=== Aim ===
Look for "code" in the listing below. Gather each line that contains it.

=== Input material ===
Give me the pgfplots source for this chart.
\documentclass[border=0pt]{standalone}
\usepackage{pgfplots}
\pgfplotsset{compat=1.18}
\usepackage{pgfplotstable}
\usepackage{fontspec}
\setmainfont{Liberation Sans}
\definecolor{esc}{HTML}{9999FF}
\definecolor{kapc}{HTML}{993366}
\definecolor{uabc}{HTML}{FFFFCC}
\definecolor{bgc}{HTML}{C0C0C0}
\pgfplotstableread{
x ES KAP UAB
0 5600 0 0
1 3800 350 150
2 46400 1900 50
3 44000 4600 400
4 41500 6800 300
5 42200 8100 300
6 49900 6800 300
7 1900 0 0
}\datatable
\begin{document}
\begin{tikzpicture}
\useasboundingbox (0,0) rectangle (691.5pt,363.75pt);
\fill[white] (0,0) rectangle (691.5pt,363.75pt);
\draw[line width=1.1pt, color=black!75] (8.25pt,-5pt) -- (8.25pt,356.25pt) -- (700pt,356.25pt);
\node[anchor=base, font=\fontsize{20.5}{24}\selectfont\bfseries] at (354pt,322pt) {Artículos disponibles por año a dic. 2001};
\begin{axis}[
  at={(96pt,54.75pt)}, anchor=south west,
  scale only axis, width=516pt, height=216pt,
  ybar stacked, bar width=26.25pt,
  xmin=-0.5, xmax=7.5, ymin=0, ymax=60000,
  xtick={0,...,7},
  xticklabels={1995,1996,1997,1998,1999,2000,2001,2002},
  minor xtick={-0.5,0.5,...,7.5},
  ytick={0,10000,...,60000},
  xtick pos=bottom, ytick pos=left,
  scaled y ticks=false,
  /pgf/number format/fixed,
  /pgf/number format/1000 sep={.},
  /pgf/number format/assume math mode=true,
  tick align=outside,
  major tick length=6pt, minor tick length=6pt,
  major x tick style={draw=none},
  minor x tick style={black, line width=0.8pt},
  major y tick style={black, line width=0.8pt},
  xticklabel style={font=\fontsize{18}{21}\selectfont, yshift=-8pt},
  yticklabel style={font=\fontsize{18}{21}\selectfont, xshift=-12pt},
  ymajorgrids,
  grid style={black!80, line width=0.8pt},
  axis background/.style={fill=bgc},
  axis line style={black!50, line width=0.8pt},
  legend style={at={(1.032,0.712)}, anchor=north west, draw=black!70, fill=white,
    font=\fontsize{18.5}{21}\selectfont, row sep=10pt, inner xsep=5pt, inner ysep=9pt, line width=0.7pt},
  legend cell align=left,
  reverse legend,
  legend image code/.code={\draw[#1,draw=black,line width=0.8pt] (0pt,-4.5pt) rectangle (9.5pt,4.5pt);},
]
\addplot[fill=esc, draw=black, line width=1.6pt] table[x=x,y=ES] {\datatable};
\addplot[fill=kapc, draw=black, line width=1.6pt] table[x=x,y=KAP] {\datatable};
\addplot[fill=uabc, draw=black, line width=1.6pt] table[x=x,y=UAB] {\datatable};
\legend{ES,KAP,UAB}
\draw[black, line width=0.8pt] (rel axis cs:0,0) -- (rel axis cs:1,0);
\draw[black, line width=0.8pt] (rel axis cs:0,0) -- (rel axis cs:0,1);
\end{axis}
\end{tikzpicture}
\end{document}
* * *
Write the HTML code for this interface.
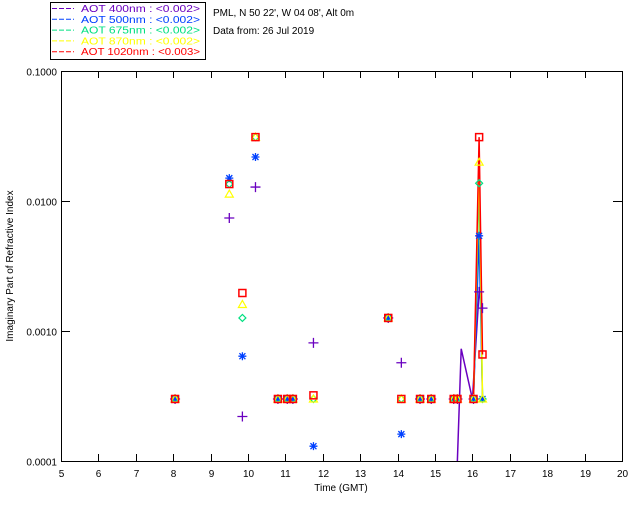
...
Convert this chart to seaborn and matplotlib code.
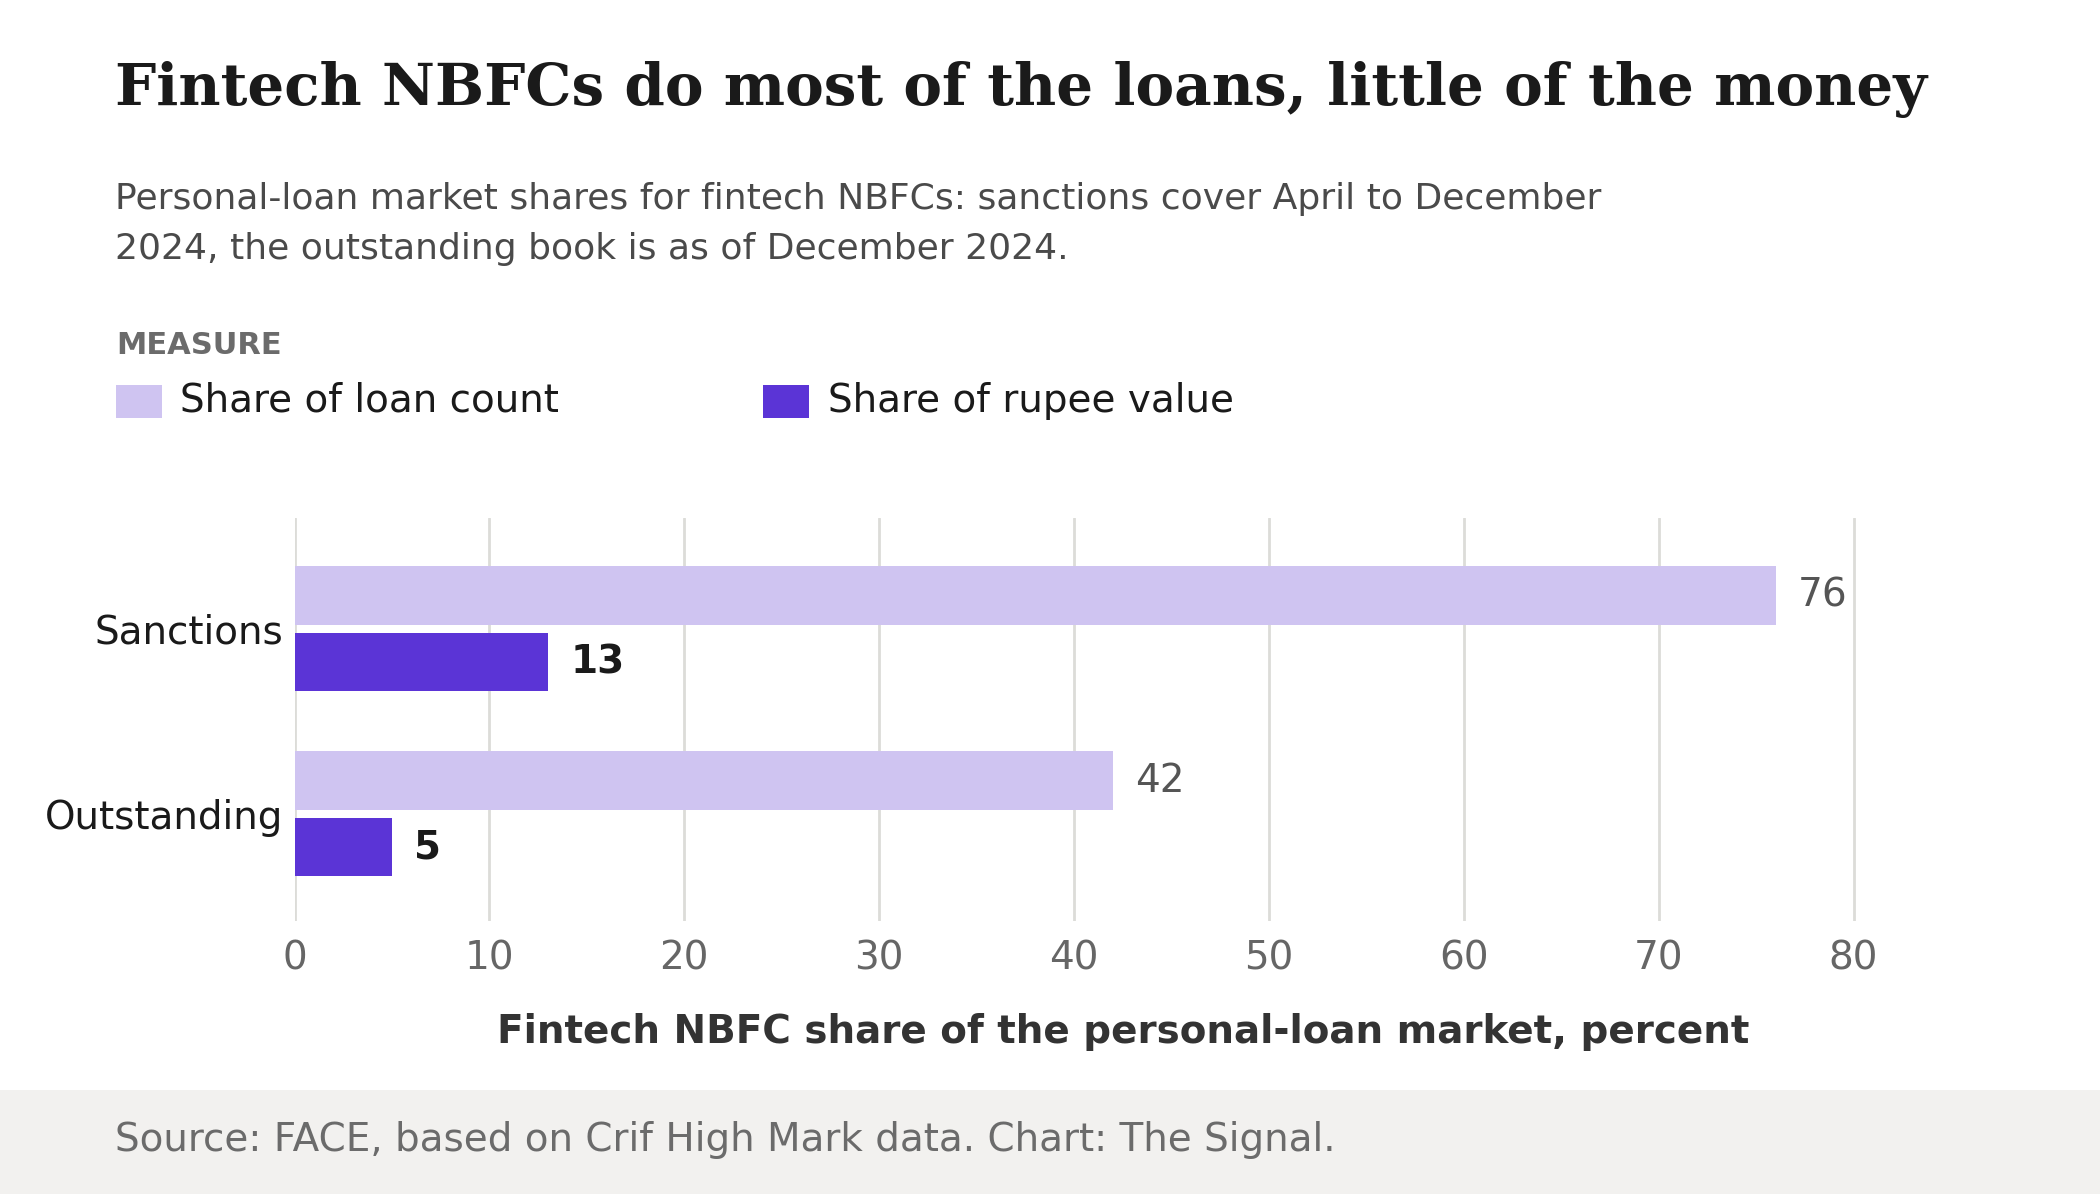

=== Final result ===
  legend image code/.code={\draw[#1,draw=black,line width=0.8pt] (0pt,-4.5pt) rectangle (9.5pt,4.5pt);},
Write the HTML code for this interface.
Convert this chart to seaborn and matplotlib code.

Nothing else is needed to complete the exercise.